When Julie Andrews began writing her 2008 autobiography, “Home,” her husband Blake Edwards had just one piece of advice: “Characters make your story.”
In an up-and-down career that spanned writing, directing and producing nearly 50 films, Edwards, who died Wednesday, cultivated more than his share of indelible characters: Peter Sellers’ bumbling Inspector Clouseau of the “Pink Panther” movies, Dudley Moore’s equally clueless George Webber from “10,” Audrey Hepburn’s high fashion wild child Holly Golightly in “Breakfast at Tiffany’s.”
He knew laughter and sadness, making alcoholism seem hilarious in “10″ and desperate in “Days of Wine and Roses.” But his strength was comedy, farce and slapstick that he captured in a visual style trained on silent comedies. It was, after all, in his blood.
Edwards’ stepfather, Jack McEdwards (the family name), was an assistant director, and his stepfather’s father, J. Gordon Edwards, was a pioneering director of silent films. Though born in Tulsa, Okla., Edwards was raised on movie sets. He was an extra and supporting actor before he was a filmmaker.

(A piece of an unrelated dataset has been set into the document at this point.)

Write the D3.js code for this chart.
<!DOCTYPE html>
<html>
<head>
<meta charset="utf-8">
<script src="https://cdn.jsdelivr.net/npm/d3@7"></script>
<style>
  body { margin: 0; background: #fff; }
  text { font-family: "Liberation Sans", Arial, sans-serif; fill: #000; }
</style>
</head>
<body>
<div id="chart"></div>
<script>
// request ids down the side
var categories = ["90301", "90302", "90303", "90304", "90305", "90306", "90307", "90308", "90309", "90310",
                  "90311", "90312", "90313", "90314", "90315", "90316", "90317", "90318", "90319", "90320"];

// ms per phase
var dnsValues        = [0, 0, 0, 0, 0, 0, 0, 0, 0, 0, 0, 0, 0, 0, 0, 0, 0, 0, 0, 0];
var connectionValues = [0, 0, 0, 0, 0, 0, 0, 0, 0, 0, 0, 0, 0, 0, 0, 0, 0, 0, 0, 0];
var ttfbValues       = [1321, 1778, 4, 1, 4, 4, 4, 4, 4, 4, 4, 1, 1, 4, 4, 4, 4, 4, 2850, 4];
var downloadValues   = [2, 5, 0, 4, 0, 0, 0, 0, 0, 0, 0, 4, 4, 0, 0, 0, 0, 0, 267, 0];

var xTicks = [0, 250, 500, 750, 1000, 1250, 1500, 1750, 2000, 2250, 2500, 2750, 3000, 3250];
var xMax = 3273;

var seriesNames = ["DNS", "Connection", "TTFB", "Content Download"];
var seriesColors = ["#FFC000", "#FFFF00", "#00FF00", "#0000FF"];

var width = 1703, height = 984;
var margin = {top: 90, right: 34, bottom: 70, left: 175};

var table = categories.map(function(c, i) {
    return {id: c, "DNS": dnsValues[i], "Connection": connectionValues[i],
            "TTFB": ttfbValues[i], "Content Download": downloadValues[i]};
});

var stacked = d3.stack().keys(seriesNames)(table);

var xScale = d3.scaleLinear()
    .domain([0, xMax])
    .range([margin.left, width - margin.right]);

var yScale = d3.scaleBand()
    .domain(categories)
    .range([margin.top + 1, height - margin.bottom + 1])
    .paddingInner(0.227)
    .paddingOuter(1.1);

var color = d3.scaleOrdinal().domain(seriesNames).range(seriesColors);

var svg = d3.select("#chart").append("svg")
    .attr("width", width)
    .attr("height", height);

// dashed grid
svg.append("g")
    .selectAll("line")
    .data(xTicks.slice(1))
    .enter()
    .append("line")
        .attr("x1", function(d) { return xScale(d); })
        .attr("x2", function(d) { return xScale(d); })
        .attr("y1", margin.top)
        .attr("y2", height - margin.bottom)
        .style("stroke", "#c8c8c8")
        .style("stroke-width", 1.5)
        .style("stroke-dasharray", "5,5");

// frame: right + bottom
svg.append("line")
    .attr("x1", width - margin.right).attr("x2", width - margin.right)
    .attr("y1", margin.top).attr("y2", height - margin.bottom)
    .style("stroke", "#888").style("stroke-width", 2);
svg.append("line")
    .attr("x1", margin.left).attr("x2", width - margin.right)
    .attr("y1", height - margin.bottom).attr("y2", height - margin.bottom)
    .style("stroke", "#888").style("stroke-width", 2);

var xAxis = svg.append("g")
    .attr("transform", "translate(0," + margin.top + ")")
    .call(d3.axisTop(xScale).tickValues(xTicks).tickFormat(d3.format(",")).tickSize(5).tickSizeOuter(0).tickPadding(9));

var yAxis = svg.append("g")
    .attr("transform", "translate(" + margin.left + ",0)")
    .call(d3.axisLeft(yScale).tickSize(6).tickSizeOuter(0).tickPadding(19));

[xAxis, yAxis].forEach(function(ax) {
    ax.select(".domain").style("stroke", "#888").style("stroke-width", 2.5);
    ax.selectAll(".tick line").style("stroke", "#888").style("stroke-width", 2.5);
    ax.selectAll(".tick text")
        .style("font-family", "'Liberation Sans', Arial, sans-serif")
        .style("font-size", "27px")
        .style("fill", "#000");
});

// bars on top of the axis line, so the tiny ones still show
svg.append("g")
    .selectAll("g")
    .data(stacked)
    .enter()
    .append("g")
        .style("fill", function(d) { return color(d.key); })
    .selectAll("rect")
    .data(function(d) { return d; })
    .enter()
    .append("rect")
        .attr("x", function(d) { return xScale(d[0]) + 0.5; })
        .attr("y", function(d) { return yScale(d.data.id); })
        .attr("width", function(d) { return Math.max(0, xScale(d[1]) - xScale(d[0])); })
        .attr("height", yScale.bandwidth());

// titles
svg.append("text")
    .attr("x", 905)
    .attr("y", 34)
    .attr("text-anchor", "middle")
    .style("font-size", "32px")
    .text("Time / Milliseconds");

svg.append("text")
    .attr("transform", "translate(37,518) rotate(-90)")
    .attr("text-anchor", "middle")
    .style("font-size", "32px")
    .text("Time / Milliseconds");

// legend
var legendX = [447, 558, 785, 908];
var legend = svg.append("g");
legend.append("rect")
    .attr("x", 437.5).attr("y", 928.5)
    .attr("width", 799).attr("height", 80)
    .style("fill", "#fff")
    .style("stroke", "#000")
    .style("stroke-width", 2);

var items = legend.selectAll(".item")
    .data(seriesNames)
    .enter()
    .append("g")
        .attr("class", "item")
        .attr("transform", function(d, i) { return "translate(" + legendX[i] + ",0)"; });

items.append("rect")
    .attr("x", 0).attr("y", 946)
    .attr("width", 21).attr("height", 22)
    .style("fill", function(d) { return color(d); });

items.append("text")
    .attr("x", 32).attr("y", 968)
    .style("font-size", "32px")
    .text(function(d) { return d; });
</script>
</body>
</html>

A child of Hollywood who made his home there, he would forever have a conflicted relationship with the industry he assailed, but to which he kept returning. He dropped in and out of favor, feuded with producers and famously satirized Hollywood in 1981′s scathing “S.O.B.”

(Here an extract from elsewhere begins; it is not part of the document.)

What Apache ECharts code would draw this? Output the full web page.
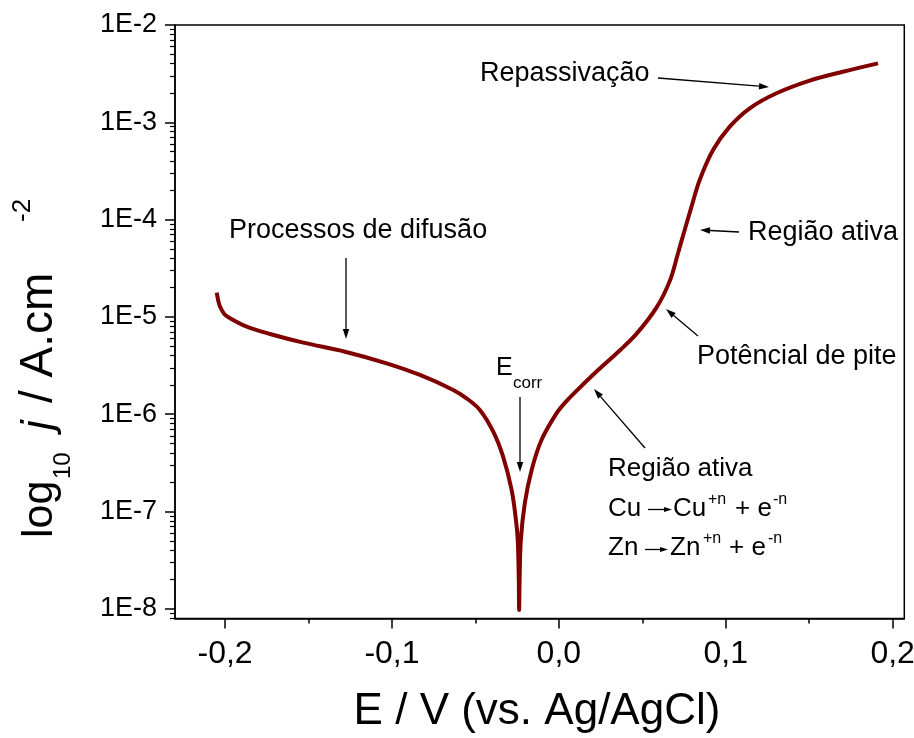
<!DOCTYPE html>
<html>
<head>
<meta charset="utf-8">
<script src="https://cdn.jsdelivr.net/npm/echarts@6/dist/echarts.min.js"></script>
<style>
  html, body { margin: 0; padding: 0; background: #fff; }
  #chart { width: 914px; height: 738px; }
</style>
</head>
<body>
<div id="chart"></div>
<script>
// potencial (V vs Ag/AgCl) e log10 da densidade de corrente (A/cm2)
var potential = [
  -0.2050, -0.2040, -0.2030, -0.2005, -0.1970, -0.1870, -0.1731, -0.1531,
  -0.1281, -0.1032, -0.0832, -0.0633, -0.0553, -0.0473, -0.0393, -0.0334,
  -0.0283, -0.0257, -0.0246, -0.0240, -0.0238, -0.0235, -0.0228, -0.0204,
  -0.0163, -0.0104, -0.0014, 0.0046, 0.0106, 0.0205, 0.0265, 0.0365,
  0.0465, 0.0585, 0.0665, 0.0714, 0.0754, 0.0795, 0.0844, 0.0924,
  0.1024, 0.1144, 0.1304, 0.1503, 0.1702, 0.1912
];
var logJ = [
  -4.751, -4.840, -4.895, -4.970, -5.014, -5.101, -5.176, -5.265,
  -5.358, -5.477, -5.597, -5.751, -5.837, -5.957, -6.180, -6.437,
  -6.779, -7.087, -7.300, -7.700, -8.010, -7.700, -7.300, -6.916,
  -6.573, -6.265, -5.991, -5.865, -5.760, -5.595, -5.500, -5.345,
  -5.175, -4.905, -4.630, -4.346, -4.107, -3.867, -3.593, -3.285,
  -3.045, -2.856, -2.702, -2.572, -2.480, -2.394
];

var xTicks = [-0.2, -0.1, 0, 0.1, 0.2];
var xMinorTicks = [-0.15, -0.05, 0.05, 0.15];
var yTicks = [-8, -7, -6, -5, -4, -3, -2];
var yMin = -8.1, yMax = -2;
var xMin = -0.23, xMax = 0.207;

// minor ticks of a log axis: log10(k * 10^n)
var yMinorTicks = [];
for (var d = -9; d <= -3; d++) {
  for (var k = 2; k <= 9; k++) {
    var v = d + Math.log10(k);
    if (v > yMin && v < yMax) yMinorTicks.push(v);
  }
}

var FONT = '"Liberation Sans", Arial, Helvetica, sans-serif';
var chart = echarts.init(document.getElementById('chart'));

// text placed by its baseline
function txt(s, x, base, size, extra) {
  var st = { text: s, x: x, y: base - 0.35 * size, fill: '#000',
    font: (extra && extra.italic ? 'italic ' : '') + size + 'px ' + FONT,
    align: (extra && extra.align) || 'left', verticalAlign: 'middle' };
  return { type: 'text', style: st, z: 100 };
}

function arrow(x1, y1, x2, y2, head) {
  head = head || 10;
  var a = Math.atan2(y2 - y1, x2 - x1);
  var w = head * 0.32;
  var bx = x2 - head * Math.cos(a), by = y2 - head * Math.sin(a);
  return [
    { type: 'line', shape: { x1: x1, y1: y1, x2: bx, y2: by }, style: { stroke: '#000', lineWidth: 1.3 }, z: 100 },
    { type: 'polygon', shape: { points: [[x2, y2],
        [bx + w * Math.sin(a), by - w * Math.cos(a)],
        [bx - w * Math.sin(a), by + w * Math.cos(a)]] }, style: { fill: '#000' }, z: 100 }
  ];
}

var g = [];
g.push(txt('Repassivação', 480, 83, 27));
g = g.concat(arrow(658, 78, 769, 87));
g.push(txt('Região ativa', 748, 242, 27));
g = g.concat(arrow(739, 232, 700, 230));
g.push(txt('Potêncial de pite', 697, 366, 27));
g = g.concat(arrow(698, 336, 666, 309));
g.push(txt('Processos de difusão', 229, 240, 27));
g = g.concat(arrow(346, 258, 346, 339));
g.push(txt('E', 496, 377, 25));
g.push(txt('corr', 513, 389, 17));
g = g.concat(arrow(520, 397, 520, 472));
g.push(txt('Região ativa', 608, 478, 26));
g = g.concat(arrow(645, 448, 594, 389));
g.push(txt('Cu', 608, 518, 26));
g = g.concat(arrow(648, 509.5, 672, 509.5, 8));
g.push(txt('Cu', 673, 518, 26));
g.push(txt('+n', 708, 505, 16));
g.push(txt('+ e', 735, 518, 26));
g.push(txt('-n', 773, 505, 16));
g.push(txt('Zn', 608, 557, 26));
g = g.concat(arrow(645, 549.5, 668, 549.5, 8));
g.push(txt('Zn', 670, 557, 26));
g.push(txt('+n', 703, 544, 16));
g.push(txt('+ e', 729, 557, 26));
g.push(txt('-n', 768, 544, 16));

// axis titles
g.push(txt('E / V (vs. Ag/AgCl)', 537, 727, 44, { align: 'center' }));
g.push({
  type: 'group', x: 55, y: 538, rotation: Math.PI / 2,
  children: [
    txt('log', 0, 0, 43),
    txt('10', 59, 17, 24),
    txt('j', 108, 0, 44, { italic: true }),
    txt('/ A.cm', 135, 0, 46),
    txt('-2', 316, -23, 26)
  ]
});

chart.setOption({
  animation: false,
  grid: {
    left: 175, top: 25, width: 729.3, height: 593.5,
    show: true, borderColor: '#000', borderWidth: 1.5,
    outerBoundsMode: 'none'
  },
  xAxis: [{
    type: 'value', min: xMin, max: xMax, position: 'bottom',
    axisLine: { onZero: false, lineStyle: { color: '#000', width: 1.5 } },
    axisTick: { customValues: xTicks, length: 10, lineStyle: { color: '#000', width: 1.5 } },
    axisLabel: {
      customValues: xTicks, color: '#000', fontSize: 32, fontFamily: FONT, margin: 20,
      formatter: function (v) { return v.toFixed(1).replace('.', ','); }
    },
    splitLine: { show: false }
  }, {
    type: 'value', min: xMin, max: xMax, position: 'bottom',
    axisLine: { show: false, onZero: false },
    axisTick: { customValues: xMinorTicks, length: 5, lineStyle: { color: '#000', width: 1.5 } },
    axisLabel: { show: false },
    splitLine: { show: false }
  }],
  yAxis: [{
    type: 'value', min: yMin, max: yMax, position: 'left',
    axisLine: { onZero: false, lineStyle: { color: '#000', width: 1.5 } },
    axisTick: { customValues: yTicks, length: 10, lineStyle: { color: '#000', width: 1.5 } },
    axisLabel: {
      customValues: yTicks, color: '#000', fontSize: 27, fontFamily: FONT, margin: 18,
      formatter: function (v) { return '1E' + Math.round(v); }
    },
    splitLine: { show: false }
  }, {
    type: 'value', min: yMin, max: yMax, position: 'left',
    axisLine: { show: false, onZero: false },
    axisTick: { customValues: yMinorTicks, length: 5, lineStyle: { color: '#000', width: 1.2 } },
    axisLabel: { show: false },
    splitLine: { show: false }
  }],
  series: [{
    type: 'line',
    xAxisIndex: 0, yAxisIndex: 0,
    data: potential.map(function (e, i) { return [e, logJ[i]]; }),
    showSymbol: false,
    smooth: 0.35,
    lineStyle: { color: '#800000', width: 4 }
  }],
  graphic: g
});
</script>
</body>
</html>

“I was certainly getting back at some of the producers of my life,” Edwards, who died Wednesday, once remarked, “although I was a good deal less scathing than I could have been. The only way I got to make it was because of the huge success of `10,’ and even then they tried to sabotage it.”
But he also made movies that added to Hollywood’s bottom line, particularly in the “Pink Panther” films.